Thursday, August 13, 2020

Bike Seats and Summer Heat

Rich was given a bicycle. A working bike. This is after him bringing home two carcasses of old "nearly bikes," missing essential parts here and there, but worth the effort of mixing and matching, filling in a few parts, and making himself a "Franken-Bike." That project was nearly complete Monday, awaiting a couple things that everybody in the wide area was sold out of.

His frustration was rising, when a friend of his from back in homeless shelter days called. Come meet him right now at a certain Walmart, because his dream bike was ready for pickup, and he'd give Rich the bike he rode to the store on. Free. Luckily Rich's work schedule and my availability (I'm always available these days) matched, and over we went. The new-to-him bike is perfect, just needing head and tail lights. Of course that's something the franken-bike needed also, on the list of "nobody's got one" parts. Fortunately eBay will ship him a great set in about a week. Meanwhile he's good for daytime hours. I still shuttle him for evening hours.

There was a bit of a delay picking the bike up, during which I sat in the 110 degree sunny parking lot with the AC going, watching my gas gauge drop since we left in too much of a hurry to fill the tank. I finally left the car and walked over to see what the problem was. Perhaps just reconnecting after a few months? Nope, at least not then. They were swapping seats between the two bikes, so the brand new bike had the nice replacement seat he'd bought for the previous bike, leaving Rich with the "wedgie seat." But hey, free bike, right? And two more seats at home to pick from once we got it back.

Rich rode the new bike to work this morning. One obvious conclusion you can draw is that the MRSA is all healed, no residual swelling or anything.

I've been keeping Rich busy at home too, an exchange for rent until his income gets in more normal levels. The latest project is a result of my shock at the latest electric bill. I figured it'd be high, due to AC and washer-dryer use elevations due to fighting the bed bugs. Just not that blanking high! Fortunately, I could squeak it into the budget. I also went back on eBay - just after last month's slightly higher bill - and ordered a bunch of 3M's tape-on insulating window film.

Turned out to be a bigger project than I'm used to from back in Minnesota winters.
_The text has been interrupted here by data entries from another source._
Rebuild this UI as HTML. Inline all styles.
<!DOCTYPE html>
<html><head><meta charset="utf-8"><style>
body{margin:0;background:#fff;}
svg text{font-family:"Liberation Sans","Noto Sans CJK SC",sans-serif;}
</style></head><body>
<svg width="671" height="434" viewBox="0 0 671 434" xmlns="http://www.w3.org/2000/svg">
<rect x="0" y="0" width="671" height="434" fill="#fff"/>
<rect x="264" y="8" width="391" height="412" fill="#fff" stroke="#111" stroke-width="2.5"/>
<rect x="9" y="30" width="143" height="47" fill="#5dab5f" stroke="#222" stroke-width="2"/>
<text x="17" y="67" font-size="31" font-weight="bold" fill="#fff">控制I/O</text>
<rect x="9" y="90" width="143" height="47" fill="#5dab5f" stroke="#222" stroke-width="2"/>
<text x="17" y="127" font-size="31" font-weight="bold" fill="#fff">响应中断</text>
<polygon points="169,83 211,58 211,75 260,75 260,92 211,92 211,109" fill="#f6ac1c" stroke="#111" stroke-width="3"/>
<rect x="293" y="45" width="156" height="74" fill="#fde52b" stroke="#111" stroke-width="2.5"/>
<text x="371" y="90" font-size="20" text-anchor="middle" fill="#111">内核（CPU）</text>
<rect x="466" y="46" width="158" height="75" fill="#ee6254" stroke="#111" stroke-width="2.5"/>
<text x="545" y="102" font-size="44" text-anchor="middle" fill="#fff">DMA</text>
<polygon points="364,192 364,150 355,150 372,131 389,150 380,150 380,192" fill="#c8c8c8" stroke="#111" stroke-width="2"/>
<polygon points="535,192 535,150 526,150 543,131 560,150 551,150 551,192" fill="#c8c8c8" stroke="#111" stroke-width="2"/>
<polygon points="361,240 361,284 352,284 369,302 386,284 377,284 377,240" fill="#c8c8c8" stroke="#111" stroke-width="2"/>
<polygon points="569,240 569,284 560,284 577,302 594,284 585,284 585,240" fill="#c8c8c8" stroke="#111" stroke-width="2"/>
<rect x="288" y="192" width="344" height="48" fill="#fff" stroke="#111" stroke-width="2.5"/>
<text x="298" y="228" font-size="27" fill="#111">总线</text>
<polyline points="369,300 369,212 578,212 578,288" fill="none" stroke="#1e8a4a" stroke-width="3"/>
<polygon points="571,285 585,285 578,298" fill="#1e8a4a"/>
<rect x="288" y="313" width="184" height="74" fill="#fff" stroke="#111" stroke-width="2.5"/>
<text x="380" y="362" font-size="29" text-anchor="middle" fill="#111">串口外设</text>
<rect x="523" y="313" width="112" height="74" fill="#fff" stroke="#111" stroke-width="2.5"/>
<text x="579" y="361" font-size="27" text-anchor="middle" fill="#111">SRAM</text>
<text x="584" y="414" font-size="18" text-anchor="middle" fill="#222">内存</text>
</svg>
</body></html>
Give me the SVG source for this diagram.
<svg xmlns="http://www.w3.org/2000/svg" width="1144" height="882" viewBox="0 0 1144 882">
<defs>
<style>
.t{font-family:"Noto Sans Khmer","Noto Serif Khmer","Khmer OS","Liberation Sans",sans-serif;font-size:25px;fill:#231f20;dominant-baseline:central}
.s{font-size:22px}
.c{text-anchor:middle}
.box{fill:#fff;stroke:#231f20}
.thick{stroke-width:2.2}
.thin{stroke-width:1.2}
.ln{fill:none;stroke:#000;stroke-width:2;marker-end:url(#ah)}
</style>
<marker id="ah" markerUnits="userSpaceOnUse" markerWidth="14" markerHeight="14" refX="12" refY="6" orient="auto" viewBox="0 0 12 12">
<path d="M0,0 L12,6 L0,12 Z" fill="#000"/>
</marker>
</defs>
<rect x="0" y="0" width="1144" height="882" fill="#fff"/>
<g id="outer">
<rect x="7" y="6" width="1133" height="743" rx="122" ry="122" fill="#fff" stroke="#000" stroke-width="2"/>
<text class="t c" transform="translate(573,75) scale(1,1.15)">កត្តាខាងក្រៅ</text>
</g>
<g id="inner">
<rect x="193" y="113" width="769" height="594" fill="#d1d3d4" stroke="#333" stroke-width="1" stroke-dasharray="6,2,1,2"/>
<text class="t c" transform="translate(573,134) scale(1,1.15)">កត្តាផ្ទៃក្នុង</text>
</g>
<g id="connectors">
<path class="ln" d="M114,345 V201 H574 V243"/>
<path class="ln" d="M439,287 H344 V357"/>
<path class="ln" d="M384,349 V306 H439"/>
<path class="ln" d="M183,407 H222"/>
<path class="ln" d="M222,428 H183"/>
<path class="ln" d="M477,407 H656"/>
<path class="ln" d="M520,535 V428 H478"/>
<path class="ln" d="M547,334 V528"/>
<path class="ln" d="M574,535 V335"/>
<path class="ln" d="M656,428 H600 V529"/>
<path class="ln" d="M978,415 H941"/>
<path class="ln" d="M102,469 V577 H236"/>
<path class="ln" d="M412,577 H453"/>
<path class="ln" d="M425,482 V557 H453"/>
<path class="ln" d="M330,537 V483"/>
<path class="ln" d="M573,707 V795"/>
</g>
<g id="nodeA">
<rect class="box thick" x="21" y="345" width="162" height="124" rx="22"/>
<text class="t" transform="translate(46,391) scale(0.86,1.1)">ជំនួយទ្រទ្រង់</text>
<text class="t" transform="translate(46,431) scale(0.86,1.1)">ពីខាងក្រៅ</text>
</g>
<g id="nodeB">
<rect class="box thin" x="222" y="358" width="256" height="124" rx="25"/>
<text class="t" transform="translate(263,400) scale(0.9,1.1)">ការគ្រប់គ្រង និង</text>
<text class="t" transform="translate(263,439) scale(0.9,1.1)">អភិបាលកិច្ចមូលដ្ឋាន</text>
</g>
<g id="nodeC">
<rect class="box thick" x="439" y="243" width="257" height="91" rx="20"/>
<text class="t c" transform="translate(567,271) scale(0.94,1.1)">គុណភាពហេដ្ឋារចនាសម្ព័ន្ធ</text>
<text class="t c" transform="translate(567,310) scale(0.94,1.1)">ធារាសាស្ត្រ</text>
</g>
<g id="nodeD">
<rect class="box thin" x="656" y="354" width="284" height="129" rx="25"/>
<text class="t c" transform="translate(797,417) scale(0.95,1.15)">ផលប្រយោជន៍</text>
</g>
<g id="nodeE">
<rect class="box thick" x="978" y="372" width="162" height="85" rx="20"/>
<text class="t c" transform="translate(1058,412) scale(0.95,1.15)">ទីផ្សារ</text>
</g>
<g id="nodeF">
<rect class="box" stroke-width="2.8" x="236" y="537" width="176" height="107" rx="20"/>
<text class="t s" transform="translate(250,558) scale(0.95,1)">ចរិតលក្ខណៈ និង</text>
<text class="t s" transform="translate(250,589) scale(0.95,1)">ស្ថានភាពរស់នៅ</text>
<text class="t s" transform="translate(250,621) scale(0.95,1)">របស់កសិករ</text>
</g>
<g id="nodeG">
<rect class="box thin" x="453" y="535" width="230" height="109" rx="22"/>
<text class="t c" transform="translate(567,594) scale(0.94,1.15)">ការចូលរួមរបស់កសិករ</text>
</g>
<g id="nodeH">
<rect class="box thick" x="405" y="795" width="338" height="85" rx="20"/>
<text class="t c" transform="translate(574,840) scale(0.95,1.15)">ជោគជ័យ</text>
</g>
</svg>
The room most needing them is the lanai, an enclosed porch extension with wall-to-wall single pane windows. They don't open, just let heat transfer. Not only are the sizes weird, an easy fix with scissors to the plastic, but the walls are painted concrete block, difficult for tape to adhere to. He dug out some remaining painted trim strips from previous projects in the house, cut them to length, and glued them in place with silicone in a caulking gun. (Hey, I try to be prepared, even to getting the tools in the divorce in '81.) Since it was only the bottoms which had no trim, it was easy to weight them down overnight while they set. Then it took a rag with alcohol (also difficult to locate these days) to wipe the older trim to clean it for taping before getting to the point where I would have started the job back in Minnesota on "regular" windows. Add in the fact that he started in a corner with windows on both sides, both in sun, and the hottest corner of the house!

I can attest from being out there this morning that those first two windows have already made a big difference. I figure the film can stay up there till it rots, when we'll get new stuff.

Those aren't the only way to deal with summer down here. The solar panels make their bit of difference too, both in covering cost and shading the parts of the roof they cover. While I was watching TV this morning, the following happened:

Knock on the door. ?? Nobody needs signatures any more, can't be a delivery. I head that way.

Knock again. Opening it, I find a 30-ish man with no mask. I keep my distance inside.

Was I the homeowner? Yes I am.

Did I know about the new federal mandate on solar panels? Ahh, a salesman. My turn for a question.

Did you look at our roof? No he hadn't.

I wished him good luck with the neighbors.